Nikita Orlov was born in 1996 in Simferopol and currently lives and works in Moscow. Until 2020, his entire professional life was tied to the stage: dance projects, choreography, public performances. This environment, for all its productivity, gradually began to erode personal boundaries — the sheer volume of visibility and attention proved excessive. In 2020, he turned to painting, which allowed him to document plastic action while preserving its nature, and simultaneously distance himself from public exposure.
The work is grounded in the layered application of acrylic gel. The artist constructs a space where chaos is not negated but, through immersion into successive strata, becomes a controlled optical mass. The practice is built upon an ongoing dialogue with the unpredictability of the material — and within this dialogue, hypercontrol, which fails in life, takes the form of repetitive action. The artist does not allow the viewer to enter the image, nor does he offer direct emotional content. He leaves them on the surface — to see their own reflection and the depth beneath it.
Orlov refuses a recognisable style, a signature, an authorial gesture. Naturally, this refusal itself becomes a recognisable form. This contradiction determines the price of presence in the public field: it is impossible to disappear completely while remaining visible. His works contain no figures, no narrative. Only traces of extended manual labour: layered depth, light, and the repeated motion of the palette knife.
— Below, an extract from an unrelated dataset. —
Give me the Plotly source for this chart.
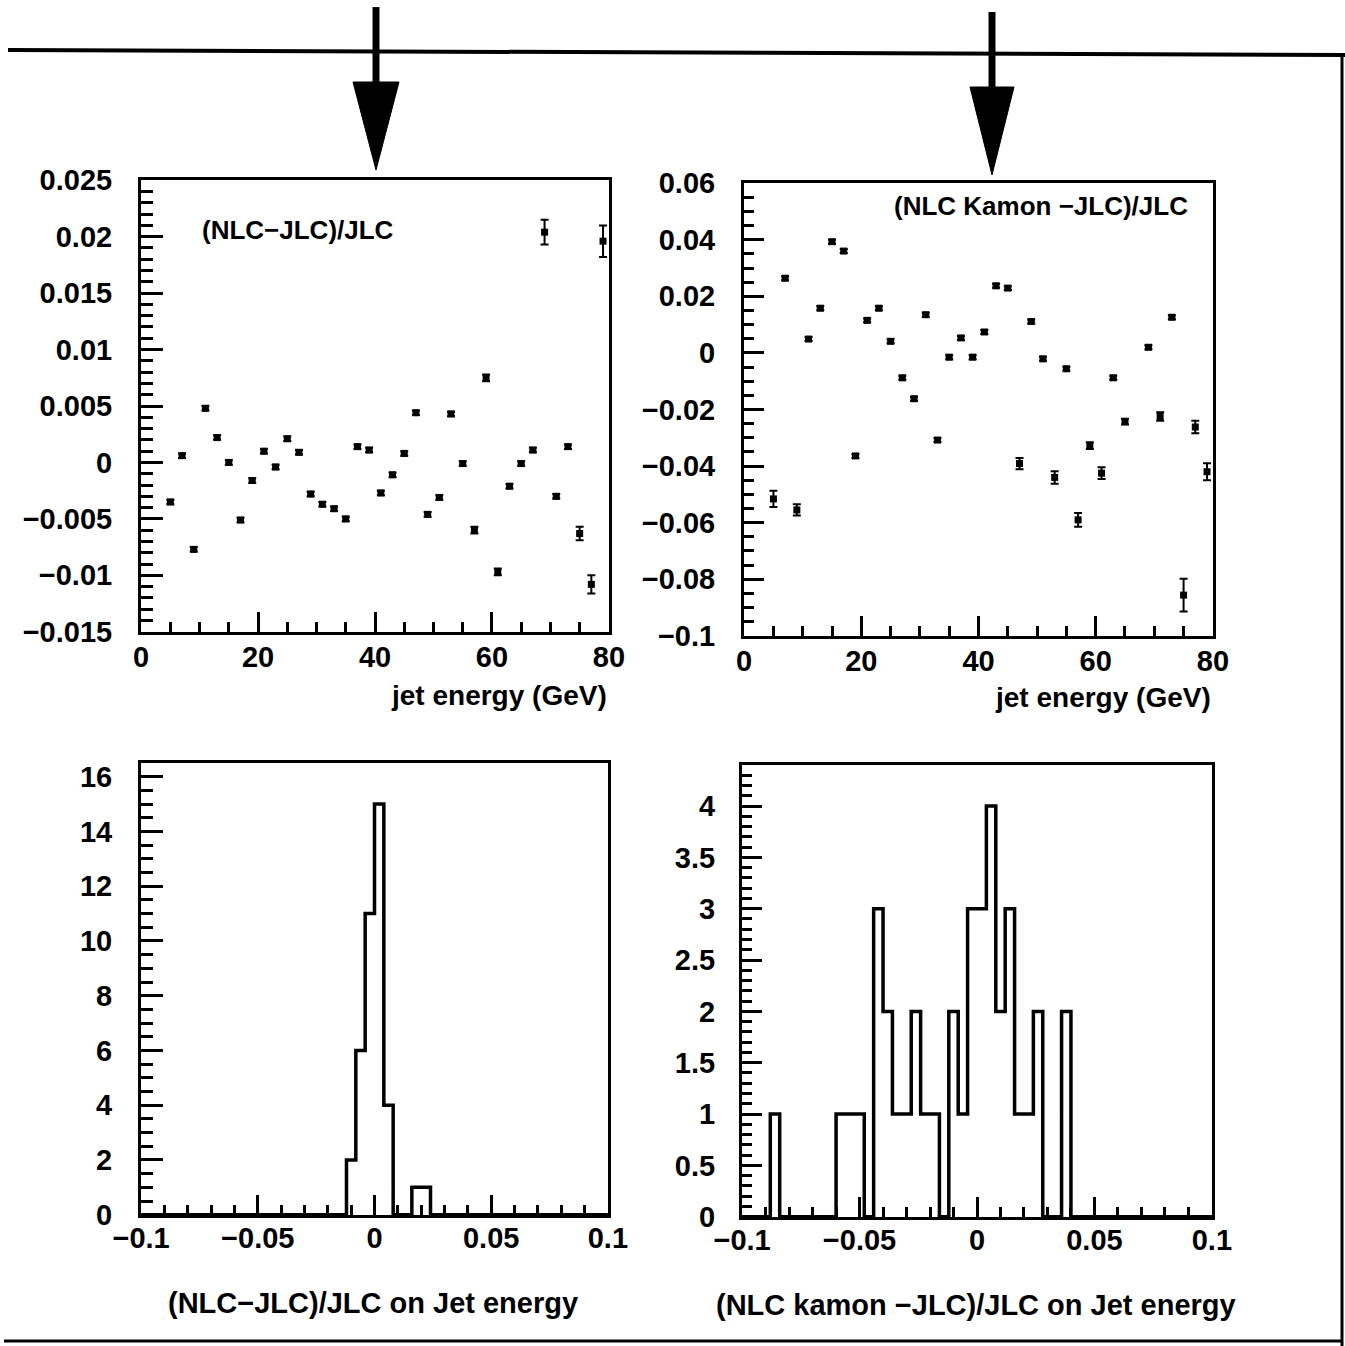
import plotly.graph_objects as go

W, H = 1345, 1346

# ---------------- data ----------------
jet_energy = [5, 7, 9, 11, 13, 15, 17, 19, 21, 23, 25, 27, 29, 31, 33, 35, 37, 39, 41, 43,
              45, 47, 49, 51, 53, 55, 57, 59, 61, 63, 65, 67, 69, 71, 73, 75, 77, 79]
nlc_rel = [-0.0035, 0.0006, -0.0077, 0.0048, 0.0022, 0.0000, -0.0051, -0.0016, 0.0010, -0.0004,
           0.0021, 0.0009, -0.0028, -0.0037, -0.0041, -0.0050, 0.0014, 0.0011, -0.0027, -0.0011,
           0.0008, 0.0044, -0.0046, -0.0031, 0.0043, -0.0001, -0.0060, 0.0075, -0.0097, -0.0021,
           -0.0001, 0.0011, 0.0204, -0.0030, 0.0014, -0.0063, -0.0108, 0.0196]
nlc_err = [0.0002, 0.0002, 0.0002, 0.0002, 0.0002, 0.0002, 0.0002, 0.0002, 0.0002, 0.0002,
           0.0002, 0.0002, 0.0002, 0.0002, 0.0002, 0.0002, 0.0002, 0.0002, 0.0002, 0.0002,
           0.0002, 0.0002, 0.0002, 0.0002, 0.0002, 0.0002, 0.0003, 0.0003, 0.0003, 0.0002,
           0.0002, 0.0002, 0.0011, 0.0002, 0.0002, 0.0006, 0.0008, 0.0014]

jet_energy_k = [5, 7, 9, 11, 13, 15, 17, 19, 21, 23, 25, 27, 29, 31, 33, 35, 37, 39, 41, 43,
                45, 47, 49, 51, 53, 55, 57, 59, 61, 63, 65, 69, 71, 73, 75, 77, 79]
kamon_rel = [-0.0516, 0.0264, -0.0555, 0.0049, 0.0158, 0.0393, 0.0360, -0.0364, 0.0115, 0.0158,
             0.0041, -0.0088, -0.0162, 0.0135, -0.0308, -0.0015, 0.0053, -0.0015, 0.0074, 0.0237,
             0.0229, -0.0391, 0.0111, -0.0021, -0.0440, -0.0056, -0.0590, -0.0328, -0.0425, -0.0088,
             -0.0243, 0.0020, -0.0225, 0.0126, -0.0856, -0.0262, -0.0420]
kamon_err = [0.0029, 0.0007, 0.0020, 0.0007, 0.0007, 0.0007, 0.0007, 0.0007, 0.0007, 0.0007,
             0.0007, 0.0007, 0.0007, 0.0007, 0.0007, 0.0007, 0.0007, 0.0007, 0.0007, 0.0007,
             0.0007, 0.0020, 0.0007, 0.0007, 0.0022, 0.0007, 0.0024, 0.0012, 0.0021, 0.0007,
             0.0010, 0.0007, 0.0015, 0.0007, 0.0058, 0.0022, 0.0030]

# histogram: 50 bins of width 0.004 from -0.1 to 0.1
hist_lo, hist_hi, n_bins = -0.1, 0.1, 50
hist_nlc = [0] * 22 + [2, 6, 11, 15, 4, 0, 0, 1, 1] + [0] * 19
hist_kamon = [0, 0, 0, 1, 0, 0, 0, 0, 0, 0, 1, 1, 1, 0, 3, 2, 1, 1, 2, 1,
              1, 0, 2, 1, 3, 3, 4, 2, 3, 1, 1, 2, 0, 0, 2, 0, 0, 0, 0, 0,
              0, 0, 0, 0, 0, 0, 0, 0, 0, 0]

FONT = "Liberation Sans"


def px_x(p):
    return p / W


def px_y(p):
    return 1 - p / H


def step_xy(counts):
    width = (hist_hi - hist_lo) / n_bins
    edges = [hist_lo + i * width for i in range(n_bins + 1)]
    xs = edges[:n_bins] + [edges[n_bins]]
    ys = list(counts) + [counts[-1]]
    return xs, ys


fig = go.Figure()

# top-left scatter
fig.add_trace(go.Scatter(
    x=jet_energy, y=nlc_rel, mode="markers",
    marker=dict(symbol="square", size=7, color="black"),
    error_y=dict(type="data", array=nlc_err, visible=True, color="black", thickness=2, width=4),
    xaxis="x", yaxis="y", showlegend=False))

# top-right scatter
fig.add_trace(go.Scatter(
    x=jet_energy_k, y=kamon_rel, mode="markers",
    marker=dict(symbol="square", size=7, color="black"),
    error_y=dict(type="data", array=kamon_err, visible=True, color="black", thickness=2, width=4),
    xaxis="x2", yaxis="y2", showlegend=False))

# bottom-left histogram
hx, hy = step_xy(hist_nlc)
fig.add_trace(go.Scatter(x=hx, y=hy, mode="lines", line=dict(shape="hv", color="black", width=3.5),
                         xaxis="x3", yaxis="y3", showlegend=False))

# bottom-right histogram
hx, hy = step_xy(hist_kamon)
fig.add_trace(go.Scatter(x=hx, y=hy, mode="lines", line=dict(shape="hv", color="black", width=3.5),
                         xaxis="x4", yaxis="y4", showlegend=False))

tickfont = dict(family=FONT, size=29, color="black", weight="bold")


def axis(domain, rng, dtick, mdtick, anchor, majlen, minlen, standoff):
    return dict(
        domain=domain, range=rng, anchor=anchor, automargin=False,
        tickmode="linear", tick0=0, dtick=dtick,
        showline=True, linecolor="black", linewidth=3, mirror=True,
        ticks="inside", ticklen=majlen, tickwidth=3, tickcolor="black",
        minor=dict(ticks="inside", ticklen=minlen, tickwidth=3, tickcolor="black",
                   tick0=0, dtick=mdtick, showgrid=False),
        showgrid=False, zeroline=False, tickfont=tickfont,
        ticklabelstandoff=standoff,
    )


fig.update_layout(
    width=W, height=H, margin=dict(l=0, r=0, t=0, b=0, autoexpand=False),
    paper_bgcolor="white", plot_bgcolor="white",
    xaxis=axis([px_x(141), px_x(609)], [-0.02, 80.02], 20, 5, "y", 20, 10, -3),
    yaxis=axis([px_y(632), px_y(180)], [-0.01502, 0.02502], 0.005, 0.001, "x", 22, 12, 20),
    xaxis2=axis([px_x(744), px_x(1213)], [-0.02, 80.02], 20, 5, "y2", 20, 10, -3),
    yaxis2=axis([px_y(636), px_y(183)], [-0.10005, 0.06005], 0.02, 0.005, "x2", 20, 10, 20),
    xaxis3=axis([px_x(141), px_x(608)], [-0.10005, 0.10005], 0.05, 0.01, "y3", 20, 10, -5),
    yaxis3=axis([px_y(1215), px_y(763)], [-0.01, 16.5], 2, 0.5, "x3", 22, 12, 20),
    xaxis4=axis([px_x(742), px_x(1212)], [-0.10005, 0.10005], 0.05, 0.01, "y4", 20, 10, -5),
    yaxis4=axis([px_y(1217), px_y(765)], [-0.003, 4.4], 0.5, 0.1, "x4", 20, 10, 18),
)

lab = dict(family=FONT, size=26, color="black", weight="bold")
lab28 = dict(family=FONT, size=28, color="black", weight="bold")
lab29 = dict(family=FONT, size=29, color="black", weight="bold")
annots = [
    dict(text="(NLC−JLC)/JLC", x=px_x(200), y=px_y(230), xanchor="left", yanchor="middle", font=lab),
    dict(text="(NLC Kamon −JLC)/JLC", x=px_x(892), y=px_y(206), xanchor="left", yanchor="middle", font=lab),
    dict(text="jet energy (GeV)", x=px_x(609), y=px_y(695), xanchor="right", yanchor="middle", font=lab28),
    dict(text="jet energy (GeV)", x=px_x(1213), y=px_y(697), xanchor="right", yanchor="middle", font=lab28),
    dict(text="(NLC−JLC)/JLC on Jet energy", x=px_x(373), y=px_y(1303), xanchor="center", yanchor="middle", font=lab29),
    dict(text="(NLC kamon −JLC)/JLC on Jet energy", x=px_x(976), y=px_y(1305), xanchor="center", yanchor="middle", font=lab29),
]
for a in annots:
    fig.add_annotation(xref="paper", yref="paper", showarrow=False, **a)

# page decorations (scan frame lines and arrows)
shapes = [
    dict(type="line", x0=px_x(8), y0=px_y(50), x1=px_x(1345), y1=px_y(55), line=dict(color="black", width=4)),
    dict(type="line", x0=px_x(4), y0=px_y(1341), x1=px_x(1342), y1=px_y(1341), line=dict(color="black", width=3)),
    dict(type="line", x0=px_x(1342), y0=px_y(56), x1=px_x(1342), y1=px_y(1346), line=dict(color="black", width=3)),
    dict(type="line", x0=px_x(376), y0=px_y(7), x1=px_x(376), y1=px_y(90), line=dict(color="black", width=7)),
    dict(type="line", x0=px_x(992), y0=px_y(12), x1=px_x(992), y1=px_y(95), line=dict(color="black", width=7)),
]
for (cx, top, bot, hw) in [(376, 82, 170, 23), (992, 87, 175, 22)]:
    path = "M {},{} L {},{} L {},{} Z".format(px_x(cx - hw), px_y(top), px_x(cx + hw), px_y(top), px_x(cx), px_y(bot))
    shapes.append(dict(type="path", path=path, fillcolor="black", line=dict(color="black", width=1)))
for s in shapes:
    fig.add_shape(xref="paper", yref="paper", layer="above", **s)

fig.write_html("out.html", config={"displayModeBar": False},
               post_script="document.body.style.margin='0';document.body.style.overflow='hidden';")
He transforms anxiety into form, and the fear of being consumed by attention — into an aesthetics of total control. Standing before these layered gradients, the viewer looks not at art in the conventional sense, but at how light passes through translucent strata — toward the place where the artist withdrew from public visibility yet continued to work. This is not an escape from reality, but a way of looking at it from a safe distance.